§ SHORT PROBLEM
Reproduce all the material exactly, minus any pictures it holds.

━━ STORED DATA

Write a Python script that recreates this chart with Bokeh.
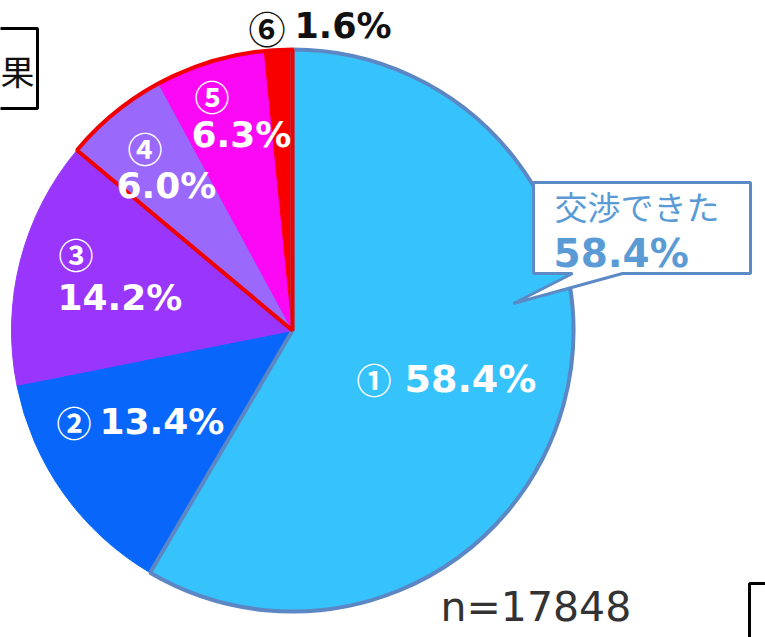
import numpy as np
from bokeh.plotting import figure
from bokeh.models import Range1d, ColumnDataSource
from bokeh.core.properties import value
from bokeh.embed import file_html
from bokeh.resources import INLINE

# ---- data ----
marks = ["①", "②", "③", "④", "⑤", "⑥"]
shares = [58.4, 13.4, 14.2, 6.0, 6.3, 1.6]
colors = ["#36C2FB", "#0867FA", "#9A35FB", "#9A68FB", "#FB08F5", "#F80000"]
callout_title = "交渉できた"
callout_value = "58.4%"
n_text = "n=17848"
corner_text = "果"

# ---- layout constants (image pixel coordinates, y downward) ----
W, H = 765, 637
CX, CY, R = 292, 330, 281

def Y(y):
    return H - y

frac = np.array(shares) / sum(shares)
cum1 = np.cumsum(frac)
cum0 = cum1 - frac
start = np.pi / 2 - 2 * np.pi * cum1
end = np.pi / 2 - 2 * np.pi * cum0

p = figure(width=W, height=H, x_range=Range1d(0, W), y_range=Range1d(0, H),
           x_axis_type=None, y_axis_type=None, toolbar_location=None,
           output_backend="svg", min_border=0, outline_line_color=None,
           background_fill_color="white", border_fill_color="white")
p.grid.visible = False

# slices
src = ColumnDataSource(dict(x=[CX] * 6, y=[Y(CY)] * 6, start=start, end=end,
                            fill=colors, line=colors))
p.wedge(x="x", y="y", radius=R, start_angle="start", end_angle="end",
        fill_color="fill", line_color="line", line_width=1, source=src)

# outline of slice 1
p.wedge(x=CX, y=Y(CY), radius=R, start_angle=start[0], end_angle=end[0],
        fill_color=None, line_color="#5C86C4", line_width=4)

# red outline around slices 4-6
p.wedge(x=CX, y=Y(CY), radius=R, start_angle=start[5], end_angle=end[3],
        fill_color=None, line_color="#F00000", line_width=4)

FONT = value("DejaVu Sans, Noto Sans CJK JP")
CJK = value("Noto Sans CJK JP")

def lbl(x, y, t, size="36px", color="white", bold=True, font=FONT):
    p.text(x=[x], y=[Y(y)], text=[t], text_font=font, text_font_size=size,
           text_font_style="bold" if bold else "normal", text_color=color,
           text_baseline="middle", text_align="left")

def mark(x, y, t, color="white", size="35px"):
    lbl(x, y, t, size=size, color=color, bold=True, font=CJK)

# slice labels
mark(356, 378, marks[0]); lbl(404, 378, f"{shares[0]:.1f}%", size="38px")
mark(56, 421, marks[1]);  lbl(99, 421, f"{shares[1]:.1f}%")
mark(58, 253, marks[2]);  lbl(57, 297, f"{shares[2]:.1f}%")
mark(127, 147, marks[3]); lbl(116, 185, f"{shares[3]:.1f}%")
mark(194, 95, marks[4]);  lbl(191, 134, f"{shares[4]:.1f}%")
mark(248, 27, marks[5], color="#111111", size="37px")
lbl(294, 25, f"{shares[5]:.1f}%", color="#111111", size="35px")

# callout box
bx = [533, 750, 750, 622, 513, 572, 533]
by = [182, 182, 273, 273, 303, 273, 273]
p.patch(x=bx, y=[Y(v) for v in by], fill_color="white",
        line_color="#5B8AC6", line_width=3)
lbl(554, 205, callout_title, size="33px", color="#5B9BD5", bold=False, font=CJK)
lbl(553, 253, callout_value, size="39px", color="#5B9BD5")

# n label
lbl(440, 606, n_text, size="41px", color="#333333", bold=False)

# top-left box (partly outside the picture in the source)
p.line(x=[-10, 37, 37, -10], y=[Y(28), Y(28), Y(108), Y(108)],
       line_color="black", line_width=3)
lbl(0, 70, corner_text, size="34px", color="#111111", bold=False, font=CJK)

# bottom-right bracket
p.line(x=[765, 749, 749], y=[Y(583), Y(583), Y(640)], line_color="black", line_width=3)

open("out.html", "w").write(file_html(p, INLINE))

━━━━

§ RESULT BELOW
Write a Python script that recreates this chart with Bokeh.
import numpy as np
from bokeh.plotting import figure
from bokeh.models import Range1d, ColumnDataSource
from bokeh.core.properties import value
from bokeh.embed import file_html
from bokeh.resources import INLINE

# ---- data ----
marks = ["①", "②", "③", "④", "⑤", "⑥"]
shares = [58.4, 13.4, 14.2, 6.0, 6.3, 1.6]
colors = ["#36C2FB", "#0867FA", "#9A35FB", "#9A68FB", "#FB08F5", "#F80000"]
callout_title = "交渉できた"
callout_value = "58.4%"
n_text = "n=17848"
corner_text = "果"

# ---- layout constants (image pixel coordinates, y downward) ----
W, H = 765, 637
CX, CY, R = 292, 330, 281

def Y(y):
    return H - y

frac = np.array(shares) / sum(shares)
cum1 = np.cumsum(frac)
cum0 = cum1 - frac
start = np.pi / 2 - 2 * np.pi * cum1
end = np.pi / 2 - 2 * np.pi * cum0

p = figure(width=W, height=H, x_range=Range1d(0, W), y_range=Range1d(0, H),
           x_axis_type=None, y_axis_type=None, toolbar_location=None,
           output_backend="svg", min_border=0, outline_line_color=None,
           background_fill_color="white", border_fill_color="white")
p.grid.visible = False

# slices
src = ColumnDataSource(dict(x=[CX] * 6, y=[Y(CY)] * 6, start=start, end=end,
                            fill=colors, line=colors))
p.wedge(x="x", y="y", radius=R, start_angle="start", end_angle="end",
        fill_color="fill", line_color="line", line_width=1, source=src)

# outline of slice 1
p.wedge(x=CX, y=Y(CY), radius=R, start_angle=start[0], end_angle=end[0],
        fill_color=None, line_color="#5C86C4", line_width=4)

# red outline around slices 4-6
p.wedge(x=CX, y=Y(CY), radius=R, start_angle=start[5], end_angle=end[3],
        fill_color=None, line_color="#F00000", line_width=4)

FONT = value("DejaVu Sans, Noto Sans CJK JP")
CJK = value("Noto Sans CJK JP")

def lbl(x, y, t, size="36px", color="white", bold=True, font=FONT):
    p.text(x=[x], y=[Y(y)], text=[t], text_font=font, text_font_size=size,
           text_font_style="bold" if bold else "normal", text_color=color,
           text_baseline="middle", text_align="left")

def mark(x, y, t, color="white", size="35px"):
    lbl(x, y, t, size=size, color=color, bold=True, font=CJK)

# slice labels
mark(356, 378, marks[0]); lbl(404, 378, f"{shares[0]:.1f}%", size="38px")
mark(56, 421, marks[1]);  lbl(99, 421, f"{shares[1]:.1f}%")
mark(58, 253, marks[2]);  lbl(57, 297, f"{shares[2]:.1f}%")
mark(127, 147, marks[3]); lbl(116, 185, f"{shares[3]:.1f}%")
mark(194, 95, marks[4]);  lbl(191, 134, f"{shares[4]:.1f}%")
mark(248, 27, marks[5], color="#111111", size="37px")
lbl(294, 25, f"{shares[5]:.1f}%", color="#111111", size="35px")

# callout box
bx = [533, 750, 750, 622, 513, 572, 533]
by = [182, 182, 273, 273, 303, 273, 273]
p.patch(x=bx, y=[Y(v) for v in by], fill_color="white",
        line_color="#5B8AC6", line_width=3)
lbl(554, 205, callout_title, size="33px", color="#5B9BD5", bold=False, font=CJK)
lbl(553, 253, callout_value, size="39px", color="#5B9BD5")

# n label
lbl(440, 606, n_text, size="41px", color="#333333", bold=False)

# top-left box (partly outside the picture in the source)
p.line(x=[-10, 37, 37, -10], y=[Y(28), Y(28), Y(108), Y(108)],
       line_color="black", line_width=3)
lbl(0, 70, corner_text, size="34px", color="#111111", bold=False, font=CJK)

# bottom-right bracket
p.line(x=[765, 749, 749], y=[Y(583), Y(583), Y(640)], line_color="black", line_width=3)

open("out.html", "w").write(file_html(p, INLINE))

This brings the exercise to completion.